All of the data should be repeated exactly; pictures are not part of the copy.

------------

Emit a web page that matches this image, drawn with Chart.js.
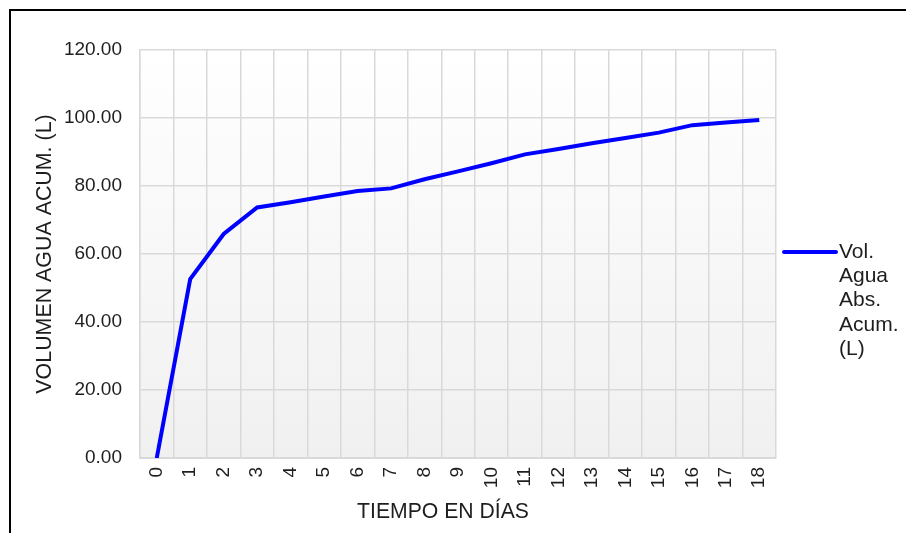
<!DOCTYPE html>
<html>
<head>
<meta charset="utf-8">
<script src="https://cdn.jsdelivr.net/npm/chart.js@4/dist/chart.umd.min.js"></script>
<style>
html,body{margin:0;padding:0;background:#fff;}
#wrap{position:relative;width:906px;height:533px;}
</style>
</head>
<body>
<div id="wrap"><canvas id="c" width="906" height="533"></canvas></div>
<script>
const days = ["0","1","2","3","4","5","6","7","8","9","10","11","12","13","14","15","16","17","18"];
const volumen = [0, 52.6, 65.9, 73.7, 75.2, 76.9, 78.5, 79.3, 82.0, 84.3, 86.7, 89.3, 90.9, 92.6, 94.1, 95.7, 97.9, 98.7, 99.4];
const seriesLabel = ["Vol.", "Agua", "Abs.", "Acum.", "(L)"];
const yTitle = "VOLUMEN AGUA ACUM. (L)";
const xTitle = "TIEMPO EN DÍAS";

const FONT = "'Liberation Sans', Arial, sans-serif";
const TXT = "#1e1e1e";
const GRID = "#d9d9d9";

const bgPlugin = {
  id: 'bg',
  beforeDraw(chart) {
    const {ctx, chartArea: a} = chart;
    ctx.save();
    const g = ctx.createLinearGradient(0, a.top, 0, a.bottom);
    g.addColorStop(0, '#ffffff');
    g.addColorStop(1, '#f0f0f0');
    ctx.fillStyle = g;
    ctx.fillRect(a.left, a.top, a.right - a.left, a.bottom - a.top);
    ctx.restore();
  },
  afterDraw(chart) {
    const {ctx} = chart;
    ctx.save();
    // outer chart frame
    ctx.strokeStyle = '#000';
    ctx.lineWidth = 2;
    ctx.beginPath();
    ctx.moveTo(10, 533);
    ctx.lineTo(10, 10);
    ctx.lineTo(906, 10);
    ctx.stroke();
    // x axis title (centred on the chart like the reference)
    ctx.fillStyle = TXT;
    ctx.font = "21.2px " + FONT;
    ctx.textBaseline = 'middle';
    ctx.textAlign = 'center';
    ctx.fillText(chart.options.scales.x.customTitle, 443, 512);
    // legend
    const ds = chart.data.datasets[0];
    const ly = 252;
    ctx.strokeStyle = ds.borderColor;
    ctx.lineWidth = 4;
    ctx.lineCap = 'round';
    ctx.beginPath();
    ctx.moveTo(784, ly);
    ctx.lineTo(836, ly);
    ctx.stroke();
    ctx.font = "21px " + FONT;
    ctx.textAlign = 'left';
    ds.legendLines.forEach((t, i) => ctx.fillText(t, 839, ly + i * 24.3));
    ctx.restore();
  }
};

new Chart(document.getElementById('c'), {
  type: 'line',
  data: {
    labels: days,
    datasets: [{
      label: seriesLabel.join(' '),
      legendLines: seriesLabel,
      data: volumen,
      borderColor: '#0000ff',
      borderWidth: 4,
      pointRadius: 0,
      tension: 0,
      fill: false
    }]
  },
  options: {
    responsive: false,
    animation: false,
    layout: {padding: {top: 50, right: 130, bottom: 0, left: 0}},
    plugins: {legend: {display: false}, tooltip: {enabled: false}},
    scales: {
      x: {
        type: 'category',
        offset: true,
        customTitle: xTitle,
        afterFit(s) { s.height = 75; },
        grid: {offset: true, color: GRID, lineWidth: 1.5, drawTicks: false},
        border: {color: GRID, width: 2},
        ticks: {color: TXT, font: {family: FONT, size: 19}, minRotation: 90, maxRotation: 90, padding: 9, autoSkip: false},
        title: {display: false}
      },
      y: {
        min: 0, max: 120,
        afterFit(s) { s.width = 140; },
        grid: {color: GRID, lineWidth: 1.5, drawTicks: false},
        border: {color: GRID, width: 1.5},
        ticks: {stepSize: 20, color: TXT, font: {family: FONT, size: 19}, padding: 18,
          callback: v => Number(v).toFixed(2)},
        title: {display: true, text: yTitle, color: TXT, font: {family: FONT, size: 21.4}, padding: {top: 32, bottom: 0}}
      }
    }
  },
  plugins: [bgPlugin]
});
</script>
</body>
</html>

------------

Correct result:
Emit a web page that matches this image, drawn with Chart.js.
<!DOCTYPE html>
<html>
<head>
<meta charset="utf-8">
<script src="https://cdn.jsdelivr.net/npm/chart.js@4/dist/chart.umd.min.js"></script>
<style>
html,body{margin:0;padding:0;background:#fff;}
#wrap{position:relative;width:906px;height:533px;}
</style>
</head>
<body>
<div id="wrap"><canvas id="c" width="906" height="533"></canvas></div>
<script>
const days = ["0","1","2","3","4","5","6","7","8","9","10","11","12","13","14","15","16","17","18"];
const volumen = [0, 52.6, 65.9, 73.7, 75.2, 76.9, 78.5, 79.3, 82.0, 84.3, 86.7, 89.3, 90.9, 92.6, 94.1, 95.7, 97.9, 98.7, 99.4];
const seriesLabel = ["Vol.", "Agua", "Abs.", "Acum.", "(L)"];
const yTitle = "VOLUMEN AGUA ACUM. (L)";
const xTitle = "TIEMPO EN DÍAS";

const FONT = "'Liberation Sans', Arial, sans-serif";
const TXT = "#1e1e1e";
const GRID = "#d9d9d9";

const bgPlugin = {
  id: 'bg',
  beforeDraw(chart) {
    const {ctx, chartArea: a} = chart;
    ctx.save();
    const g = ctx.createLinearGradient(0, a.top, 0, a.bottom);
    g.addColorStop(0, '#ffffff');
    g.addColorStop(1, '#f0f0f0');
    ctx.fillStyle = g;
    ctx.fillRect(a.left, a.top, a.right - a.left, a.bottom - a.top);
    ctx.restore();
  },
  afterDraw(chart) {
    const {ctx} = chart;
    ctx.save();
    // outer chart frame
    ctx.strokeStyle = '#000';
    ctx.lineWidth = 2;
    ctx.beginPath();
    ctx.moveTo(10, 533);
    ctx.lineTo(10, 10);
    ctx.lineTo(906, 10);
    ctx.stroke();
    // x axis title (centred on the chart like the reference)
    ctx.fillStyle = TXT;
    ctx.font = "21.2px " + FONT;
    ctx.textBaseline = 'middle';
    ctx.textAlign = 'center';
    ctx.fillText(chart.options.scales.x.customTitle, 443, 512);
    // legend
    const ds = chart.data.datasets[0];
    const ly = 252;
    ctx.strokeStyle = ds.borderColor;
    ctx.lineWidth = 4;
    ctx.lineCap = 'round';
    ctx.beginPath();
    ctx.moveTo(784, ly);
    ctx.lineTo(836, ly);
    ctx.stroke();
    ctx.font = "21px " + FONT;
    ctx.textAlign = 'left';
    ds.legendLines.forEach((t, i) => ctx.fillText(t, 839, ly + i * 24.3));
    ctx.restore();
  }
};

new Chart(document.getElementById('c'), {
  type: 'line',
  data: {
    labels: days,
    datasets: [{
      label: seriesLabel.join(' '),
      legendLines: seriesLabel,
      data: volumen,
      borderColor: '#0000ff',
      borderWidth: 4,
      pointRadius: 0,
      tension: 0,
      fill: false
    }]
  },
  options: {
    responsive: false,
    animation: false,
    layout: {padding: {top: 50, right: 130, bottom: 0, left: 0}},
    plugins: {legend: {display: false}, tooltip: {enabled: false}},
    scales: {
      x: {
        type: 'category',
        offset: true,
        customTitle: xTitle,
        afterFit(s) { s.height = 75; },
        grid: {offset: true, color: GRID, lineWidth: 1.5, drawTicks: false},
        border: {color: GRID, width: 2},
        ticks: {color: TXT, font: {family: FONT, size: 19}, minRotation: 90, maxRotation: 90, padding: 9, autoSkip: false},
        title: {display: false}
      },
      y: {
        min: 0, max: 120,
        afterFit(s) { s.width = 140; },
        grid: {color: GRID, lineWidth: 1.5, drawTicks: false},
        border: {color: GRID, width: 1.5},
        ticks: {stepSize: 20, color: TXT, font: {family: FONT, size: 19}, padding: 18,
          callback: v => Number(v).toFixed(2)},
        title: {display: true, text: yTitle, color: TXT, font: {family: FONT, size: 21.4}, padding: {top: 32, bottom: 0}}
      }
    }
  },
  plugins: [bgPlugin]
});
</script>
</body>
</html>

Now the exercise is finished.